What is AIR technology and why does it matter for how organisations build and deploy software?

AIR (Adobe Integrated Runtime) lets developers build applications using web technologies that run as native desktop software across operating systems. For organisations, it matters because it reduces the cost and complexity of building tools that need to work both online and offline, without rebuilding them separately for each platform or device environment.

How can organisations use AIR to extend existing web-based tools beyond the browser?

Organisations can use AIR to take web applications they have already built and package them as desktop tools with offline capability, system-level access, and native-feeling interfaces. This is useful for field workers, remote staff, or any setting where network access is unreliable but work continuity still matters.

What are the practical challenges of adopting AIR-based applications across a workforce?

The main friction is distribution and updates.
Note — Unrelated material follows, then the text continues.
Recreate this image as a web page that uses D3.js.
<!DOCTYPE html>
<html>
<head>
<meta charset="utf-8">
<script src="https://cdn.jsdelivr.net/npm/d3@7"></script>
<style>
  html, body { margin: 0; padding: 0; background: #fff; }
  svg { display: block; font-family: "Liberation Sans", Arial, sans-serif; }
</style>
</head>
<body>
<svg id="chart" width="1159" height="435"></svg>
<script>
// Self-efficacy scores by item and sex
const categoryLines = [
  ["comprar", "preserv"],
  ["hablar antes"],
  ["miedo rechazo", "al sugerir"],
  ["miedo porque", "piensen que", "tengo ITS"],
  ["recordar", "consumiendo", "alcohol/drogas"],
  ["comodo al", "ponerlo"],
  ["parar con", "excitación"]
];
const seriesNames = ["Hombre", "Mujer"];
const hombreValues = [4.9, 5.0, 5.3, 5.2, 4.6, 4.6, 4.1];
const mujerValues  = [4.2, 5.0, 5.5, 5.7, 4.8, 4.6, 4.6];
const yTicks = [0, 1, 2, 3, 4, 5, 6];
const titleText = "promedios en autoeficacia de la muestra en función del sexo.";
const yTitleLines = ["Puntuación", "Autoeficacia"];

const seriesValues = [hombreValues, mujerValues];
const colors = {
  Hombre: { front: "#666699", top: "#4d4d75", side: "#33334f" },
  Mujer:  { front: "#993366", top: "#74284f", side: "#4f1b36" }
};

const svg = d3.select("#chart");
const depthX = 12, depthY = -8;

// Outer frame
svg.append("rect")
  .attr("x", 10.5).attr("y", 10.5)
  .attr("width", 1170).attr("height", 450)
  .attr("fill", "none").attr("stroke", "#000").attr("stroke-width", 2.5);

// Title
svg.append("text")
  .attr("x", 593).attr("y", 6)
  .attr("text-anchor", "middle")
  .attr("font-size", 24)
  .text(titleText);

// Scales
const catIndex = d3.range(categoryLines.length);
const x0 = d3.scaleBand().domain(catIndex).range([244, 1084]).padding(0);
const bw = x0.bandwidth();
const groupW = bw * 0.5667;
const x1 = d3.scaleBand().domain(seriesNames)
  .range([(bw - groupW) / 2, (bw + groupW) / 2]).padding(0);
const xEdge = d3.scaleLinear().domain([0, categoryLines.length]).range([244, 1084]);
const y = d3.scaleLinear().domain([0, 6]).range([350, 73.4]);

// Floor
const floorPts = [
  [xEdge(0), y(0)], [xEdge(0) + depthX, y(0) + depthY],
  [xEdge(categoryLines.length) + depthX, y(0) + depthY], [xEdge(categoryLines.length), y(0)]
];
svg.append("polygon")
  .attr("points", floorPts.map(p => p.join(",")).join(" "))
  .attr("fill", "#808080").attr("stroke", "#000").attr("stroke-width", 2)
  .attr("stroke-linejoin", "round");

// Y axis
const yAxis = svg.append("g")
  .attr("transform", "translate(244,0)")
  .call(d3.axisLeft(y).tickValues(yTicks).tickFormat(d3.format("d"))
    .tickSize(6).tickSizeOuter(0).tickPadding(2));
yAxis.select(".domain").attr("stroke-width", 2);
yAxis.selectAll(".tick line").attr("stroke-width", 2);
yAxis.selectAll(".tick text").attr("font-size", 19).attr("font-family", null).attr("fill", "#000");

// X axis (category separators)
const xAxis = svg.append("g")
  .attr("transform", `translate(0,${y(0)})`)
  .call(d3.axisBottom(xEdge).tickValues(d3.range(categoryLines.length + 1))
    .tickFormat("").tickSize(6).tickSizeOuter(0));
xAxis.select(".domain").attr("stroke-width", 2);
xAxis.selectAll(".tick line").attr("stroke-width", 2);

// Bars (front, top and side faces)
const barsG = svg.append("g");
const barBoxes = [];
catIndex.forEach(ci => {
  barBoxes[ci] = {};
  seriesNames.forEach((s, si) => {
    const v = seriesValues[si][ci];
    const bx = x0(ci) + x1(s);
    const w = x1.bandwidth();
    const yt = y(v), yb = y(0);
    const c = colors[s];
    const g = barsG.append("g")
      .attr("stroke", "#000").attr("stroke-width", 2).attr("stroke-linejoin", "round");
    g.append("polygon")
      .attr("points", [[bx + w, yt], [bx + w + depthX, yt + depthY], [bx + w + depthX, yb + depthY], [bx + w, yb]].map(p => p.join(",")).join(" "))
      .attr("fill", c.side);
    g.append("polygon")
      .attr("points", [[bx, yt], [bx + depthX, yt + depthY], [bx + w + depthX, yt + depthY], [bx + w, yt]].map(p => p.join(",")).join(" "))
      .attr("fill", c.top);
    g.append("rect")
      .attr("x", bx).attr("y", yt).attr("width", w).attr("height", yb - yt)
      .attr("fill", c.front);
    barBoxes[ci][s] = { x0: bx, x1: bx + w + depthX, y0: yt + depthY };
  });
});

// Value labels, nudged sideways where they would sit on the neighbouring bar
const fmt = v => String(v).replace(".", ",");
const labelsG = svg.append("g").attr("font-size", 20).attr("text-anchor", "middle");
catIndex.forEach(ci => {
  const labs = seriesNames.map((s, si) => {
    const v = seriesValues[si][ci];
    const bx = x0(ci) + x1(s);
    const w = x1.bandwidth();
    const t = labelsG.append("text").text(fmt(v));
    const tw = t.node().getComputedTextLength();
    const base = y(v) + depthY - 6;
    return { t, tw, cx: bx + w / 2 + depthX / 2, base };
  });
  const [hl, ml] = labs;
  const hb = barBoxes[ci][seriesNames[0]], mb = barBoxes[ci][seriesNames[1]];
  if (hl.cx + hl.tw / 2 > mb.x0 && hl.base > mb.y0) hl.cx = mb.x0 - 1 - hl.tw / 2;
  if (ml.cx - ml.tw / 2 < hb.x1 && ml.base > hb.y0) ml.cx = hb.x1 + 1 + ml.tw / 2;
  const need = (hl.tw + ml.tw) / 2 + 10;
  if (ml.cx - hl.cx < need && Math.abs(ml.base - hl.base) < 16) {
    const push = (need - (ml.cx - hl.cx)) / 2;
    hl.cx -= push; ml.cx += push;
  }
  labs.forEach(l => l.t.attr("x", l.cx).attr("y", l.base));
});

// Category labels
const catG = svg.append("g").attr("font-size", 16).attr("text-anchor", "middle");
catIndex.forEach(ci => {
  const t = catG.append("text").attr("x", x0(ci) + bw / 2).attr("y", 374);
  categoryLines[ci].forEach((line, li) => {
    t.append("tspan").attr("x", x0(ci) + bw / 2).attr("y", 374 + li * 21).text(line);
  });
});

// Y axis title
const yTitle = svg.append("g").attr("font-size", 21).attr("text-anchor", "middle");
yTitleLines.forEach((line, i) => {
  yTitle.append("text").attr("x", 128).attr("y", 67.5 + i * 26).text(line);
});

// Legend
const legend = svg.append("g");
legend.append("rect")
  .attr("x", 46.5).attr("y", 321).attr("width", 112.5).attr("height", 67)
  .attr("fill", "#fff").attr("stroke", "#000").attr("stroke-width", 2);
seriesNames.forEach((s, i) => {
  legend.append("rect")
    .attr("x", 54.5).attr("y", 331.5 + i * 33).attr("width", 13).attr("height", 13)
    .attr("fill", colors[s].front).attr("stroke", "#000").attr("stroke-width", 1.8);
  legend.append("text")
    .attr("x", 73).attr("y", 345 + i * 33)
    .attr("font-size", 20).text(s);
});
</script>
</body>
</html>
AIR applications need to be installed on each machine and kept current, which reintroduces maintenance overhead that web tools were meant to eliminate. Organisations need to weigh that cost against the genuine benefit of offline capability and richer functionality before committing to AIR as a development pathway.
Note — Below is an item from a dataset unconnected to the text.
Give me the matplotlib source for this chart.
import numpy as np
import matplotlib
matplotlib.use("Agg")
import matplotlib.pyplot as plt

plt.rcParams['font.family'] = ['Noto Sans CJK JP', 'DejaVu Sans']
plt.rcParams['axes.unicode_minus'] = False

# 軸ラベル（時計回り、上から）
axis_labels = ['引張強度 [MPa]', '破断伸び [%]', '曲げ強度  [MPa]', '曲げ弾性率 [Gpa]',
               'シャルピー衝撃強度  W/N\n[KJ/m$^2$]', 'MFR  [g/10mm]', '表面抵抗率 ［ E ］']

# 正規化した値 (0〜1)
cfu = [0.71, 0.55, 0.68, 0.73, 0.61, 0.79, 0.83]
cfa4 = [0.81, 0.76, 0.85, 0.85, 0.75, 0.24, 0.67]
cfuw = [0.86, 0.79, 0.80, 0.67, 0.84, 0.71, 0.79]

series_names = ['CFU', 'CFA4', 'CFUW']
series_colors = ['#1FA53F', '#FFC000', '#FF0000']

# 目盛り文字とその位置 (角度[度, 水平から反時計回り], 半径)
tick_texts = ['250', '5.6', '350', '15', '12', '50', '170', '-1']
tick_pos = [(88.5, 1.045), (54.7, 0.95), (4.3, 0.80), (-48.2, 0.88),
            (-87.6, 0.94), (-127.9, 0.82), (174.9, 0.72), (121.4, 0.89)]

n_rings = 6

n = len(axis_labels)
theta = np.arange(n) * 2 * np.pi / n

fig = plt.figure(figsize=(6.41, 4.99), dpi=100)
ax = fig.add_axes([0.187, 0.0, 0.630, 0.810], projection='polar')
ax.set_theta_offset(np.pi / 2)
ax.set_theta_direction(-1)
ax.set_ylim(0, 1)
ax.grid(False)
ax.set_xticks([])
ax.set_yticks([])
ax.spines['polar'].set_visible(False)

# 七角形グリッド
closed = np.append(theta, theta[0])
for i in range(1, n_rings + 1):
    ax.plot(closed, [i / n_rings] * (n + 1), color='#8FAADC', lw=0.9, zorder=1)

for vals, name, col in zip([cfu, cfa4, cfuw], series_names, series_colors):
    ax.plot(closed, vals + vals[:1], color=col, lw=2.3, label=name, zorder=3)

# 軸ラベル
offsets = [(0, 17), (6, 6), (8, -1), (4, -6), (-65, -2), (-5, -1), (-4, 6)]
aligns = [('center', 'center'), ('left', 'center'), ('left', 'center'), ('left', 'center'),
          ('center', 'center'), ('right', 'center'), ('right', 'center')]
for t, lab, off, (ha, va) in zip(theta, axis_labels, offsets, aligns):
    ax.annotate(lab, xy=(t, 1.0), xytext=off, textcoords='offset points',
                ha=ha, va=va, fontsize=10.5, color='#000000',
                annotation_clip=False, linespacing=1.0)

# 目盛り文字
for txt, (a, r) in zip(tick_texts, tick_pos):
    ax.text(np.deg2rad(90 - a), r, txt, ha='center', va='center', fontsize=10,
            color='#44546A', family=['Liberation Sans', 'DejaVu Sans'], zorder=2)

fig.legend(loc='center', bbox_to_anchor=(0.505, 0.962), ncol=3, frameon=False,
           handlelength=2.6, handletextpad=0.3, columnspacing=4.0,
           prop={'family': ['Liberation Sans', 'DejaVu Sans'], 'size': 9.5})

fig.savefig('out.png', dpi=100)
How does AIR compare to standard web applications when making decisions about business software?

Web applications are easier to update and access anywhere, but AIR offers richer desktop integration — file system access, offline data handling, system tray presence. The decision depends on where users actually work. Guaranteed connectivity means a web application is simpler. Frequent offline work or tight desktop integration gives AIR a real advantage.

What should organisations watch as AIR and similar cross-platform technologies continue to evolve?

Watch how the line between web and desktop continues to blur. As browser capabilities expand and approaches like Progressive Web Apps mature, the specific advantages of AIR will shift. Organisations that understand their users’ actual work context — connected or not — will make better platform decisions than those simply chasing the technology.